Trump’ın çılgın adımları en yakınlarını bile kendisinden uzaklaştırıyor. Geçen ay Britanya’nın aşırı sağcı partisi Britain First’in (Önce Britanya) başkan yardımcısı J. Fransen’in nefret söylemi yüklü İslam düşmanı iğrenç videolarını paylaşmasını İngiliz politikacılar ve Başbakan May de protesto etti. Twitter geçen gün Fransen’in hesabını kapattı. Bir Hollandalı çocuğun Müslüman bir mülteci tarafından dövüldüğü iddia edilen videoda, Hollanda hükümeti saldırganın mülteci olmadığını açıkladı.

Britain First, son videosunda, doğurganlık oranlarından hareketle birkaç yıl içerisinde Müslümanların Avrupa ve ABD’de çoğunluk olacağı, ülkelerine terörle birlikte her türlü kötülüğü getireceği şeklindeki Yahudileri hızla çoğalan sıçanlara benzeten Nazivari propagandasıyla nefret saçıyor. Söyledikleri, göçmenlerin var ettiği ülke ABD’nin başkanına ters gelen şeyler değil.
Youtube’un, Twitter’ın kaldırdığı videoları, yalan ve nefret söylemi saçıyor diye kapattığı hesapları yayan bir ABD Başkanı var!
Pazartesi günü Jerusalem Post’ta E. Z. Sivan, “Bir zorba sizden yanaysa ne yaparsınız?” diye soruyordu. Kastettiği Trump’ın Kudüs kararı değil; Yahudiler Kudüs’ün 3000 yıllık tarihine sahip çıkıyorlar.
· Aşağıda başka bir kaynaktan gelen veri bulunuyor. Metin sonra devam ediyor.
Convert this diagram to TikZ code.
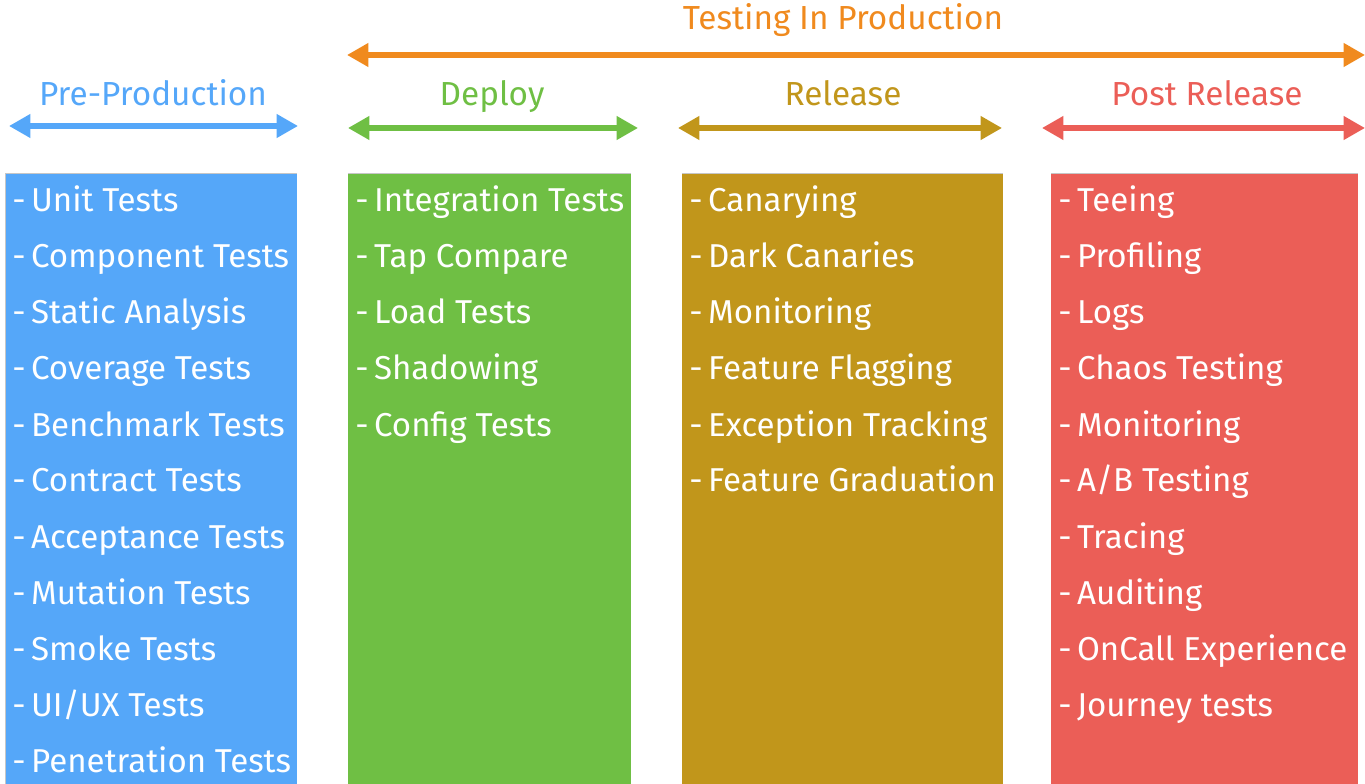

Ancak, bu mide bulandırıcı videoları paylaşan ve dünyaya zorbalıkla hükmetmeye çalışan birinin kendilerinden yana çıkmasından utanan Yahudilerin sayısı hiç az değil.

Sivan, gerçeği ifade edebilecek birinin, Trump gibi gerçek ve edep için tehlike teşkil eden bir yalancı demagoga dayanması ahlaki ve stratejik hatadır diyor ve ekliyordu; “Bir zorba başkalarına saldırırken seni koruyor diye ona sarılmak yalnızca hata değil, stratejik bir yanlıştır.”

Önce ben diyen Britain First’lerin, onlarla aynı kafadaki Trumpların karşısına iyi insanların gücü dikilemezse, ABD çağı sona ererken daha iyi bir dünya doğmayacak. “Dünyayı güzellik kurtaracak, bir insanı sevmekle başlayacak her şey!”
Bugün, BM Genel Kurulu’ndaki 193 ülke, “Bunu unutmayacağız” diyen bir zorbanın değil de vicdanlarının sesini dinlerlerse, zorbanın onlardan yana olmasından utanan Yahudiler de, zorbalıktan hazzetmeyen ABD vatandaşları da iyi hissedecek.